Let analytic $f:\overline D(0,1)\longrightarrow \mathbb C$ with $f\big(\overline D(0,1)\big)\subseteq \overline D(0,1)$ and define
$g(z):= f(z)-z$
$\gamma(t):=\exp\big(2\pi i \cdot t\big)$ for $t\in [0,1]$

Suppose $f$ does not have a fixed point.
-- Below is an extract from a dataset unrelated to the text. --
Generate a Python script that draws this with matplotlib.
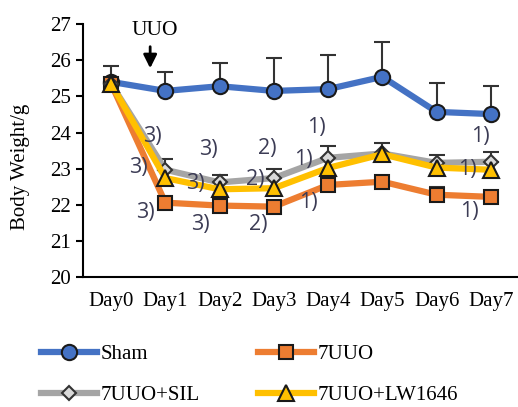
import matplotlib
matplotlib.use("Agg")
import matplotlib.pyplot as plt

# data
days = ["Day0", "Day1", "Day2", "Day3", "Day4", "Day5", "Day6", "Day7"]
sham = [25.40, 25.15, 25.28, 25.15, 25.20, 25.54, 24.57, 24.51]
sham_err = [0.44, 0.52, 0.63, 0.91, 0.94, 0.96, 0.80, 0.78]
uuo = [25.35, 22.06, 21.98, 21.95, 22.55, 22.64, 22.28, 22.22]
uuo_err = [0.0, 0.15, 0.10, 0.10, 0.0, 0.0, 0.20, 0.08]
sil = [25.35, 22.97, 22.62, 22.74, 23.30, 23.42, 23.16, 23.19]
sil_err = [0.0, 0.30, 0.20, 0.26, 0.32, 0.30, 0.22, 0.28]
lw = [25.35, 22.74, 22.43, 22.46, 23.02, 23.40, 23.03, 22.97]

# significance labels: (text, day position, weight)
marks = [
    ("3)", 0.76, 23.88), ("3)", 0.50, 23.02), ("3)", 0.63, 21.80),
    ("3)", 1.79, 23.52), ("3)", 1.55, 22.60), ("3)", 1.64, 21.45),
    ("2)", 2.87, 23.57), ("2)", 2.65, 22.69), ("2)", 2.71, 21.45),
    ("1)", 3.79, 24.15), ("1)", 3.54, 23.24), ("1)", 3.63, 22.06),
    ("1)", 6.80, 23.88), ("1)", 6.56, 22.97), ("1)", 6.61, 21.81),
]

serif = ["Liberation Serif", "DejaVu Serif"]
x = list(range(len(days)))

fig = plt.figure(figsize=(5.18, 4.07), dpi=100)
ax = fig.add_axes([0.160, 0.319, 0.84, 0.622])

lw_line = 4.5
eb = dict(fmt="none", ecolor="#333333", elinewidth=1.5, capsize=6, capthick=1.5)

ax.errorbar(x, sham, yerr=[[0] * 8, sham_err], zorder=2, **eb)
ax.plot(x, sham, color="#4472C4", lw=lw_line, marker="o", ms=11,
        mfc="#4472C4", mec="#1a1a1a", mew=1.5, label="Sham", zorder=3)
ax.errorbar(x, uuo, yerr=[[0] * 8, uuo_err], zorder=2, **eb)
ax.plot(x, uuo, color="#ED7D31", lw=lw_line, marker="s", ms=10,
        mfc="#ED7D31", mec="#1a1a1a", mew=1.5, label="7UUO", zorder=3)
ax.errorbar(x, sil, yerr=[[0] * 8, sil_err], zorder=2, **eb)
ax.plot(x, sil, color="#A5A5A5", lw=lw_line, marker="D", ms=7,
        mfc="#d9d9d9", mec="#333333", mew=1.5, label="7UUO+SIL", zorder=4)
ax.plot(x, lw, color="#FFC000", lw=lw_line, marker="^", ms=11,
        mfc="#FFC000", mec="#1a1a1a", mew=1.5, label="7UUO+LW1646", zorder=5)

for t, xd, yd in marks:
    ax.text(xd, yd, t, fontsize=15.5, color="#3c3c55", ha="center", va="center",
            family=["Open Sans", "DejaVu Sans"], zorder=6)

# UUO arrow
ax.annotate("", xy=(0.72, 25.70), xytext=(0.72, 26.45),
            arrowprops=dict(arrowstyle="-|>,head_width=0.4,head_length=0.8",
                            color="black", lw=2))
ax.text(0.80, 26.55, "UUO", fontsize=15.5, family=serif, ha="center", va="bottom")

ax.set_xlim(-0.52, 7.5)
ax.set_ylim(20, 27)
ax.set_yticks(range(20, 28))
ax.set_xticks(x)
ax.set_xticklabels(days)
for lab in ax.get_xticklabels() + ax.get_yticklabels():
    lab.set_family(serif)
    lab.set_fontsize(15)
ax.tick_params(axis="x", length=0, pad=11)
ax.tick_params(axis="y", length=5, width=1.5, direction="out")
ax.spines["top"].set_visible(False)
ax.spines["right"].set_visible(False)
ax.spines["left"].set_linewidth(1.5)
ax.spines["bottom"].set_linewidth(1.5)
ax.set_ylabel("Body Weight/g", family=serif, fontsize=15)
ax.yaxis.set_label_coords(-0.122, 0.435)

h, l = ax.get_legend_handles_labels()
order = [l.index(n) for n in ["Sham", "7UUO+SIL", "7UUO", "7UUO+LW1646"]]
leg = fig.legend([h[i] for i in order], [l[i] for i in order], ncol=2,
                 loc="upper left", bbox_to_anchor=(0.043, 0.2),
                 frameon=False, prop={"family": serif, "size": 15},
                 handlelength=2.7, handletextpad=0.15, columnspacing=2.8,
                 labelspacing=1.05)

fig.savefig("out.png", dpi=100)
Then we may calculate $n\big(g\circ \gamma,0\big)$ two different ways:
(i.) $n\big(g\circ \gamma,0\big)=0$
since $0\not \in g\big(\overline D(0,1)\big)\implies g\Big(p\cdot 0 + (1-p)\cdot z\Big)$ for $p\in [0,1]$ gives homotopy to a point

$h(z):=\frac{ f(z)}{z}-1$ so $g(z)=z\cdot h(z)$
(ii.) $n\big(g\circ \gamma,0\big)=n\big((\gamma)\cdot (h\circ \gamma),0\big)=n\big(\gamma,0\big) + n\big(h\circ \gamma,0\big)=1+n\big(h\circ \gamma,0\big)=1$
$\implies 0=1$.

justification of $n\big(h\circ \gamma,0\big)=0$
$h$ maps the image of $\gamma$ into $\overline D(-1,1)$ i.e. $h(z)=\frac{ f(z)}{z}-1$ and for $\vert z \vert =1$ we know $\big \vert \frac{ f(z)}{z} \big\vert \leq 1$. By assumption of no fixed point we know for $\vert z\vert =1$ that $h(z)\neq 0$ thus $n\big(h\circ \gamma,0\big)$ is well defined and the image of $h\circ\gamma$ does not meet the ray on the real half line, i.e. $[0,+\infty)$ so the winding number about $0$ is $0$.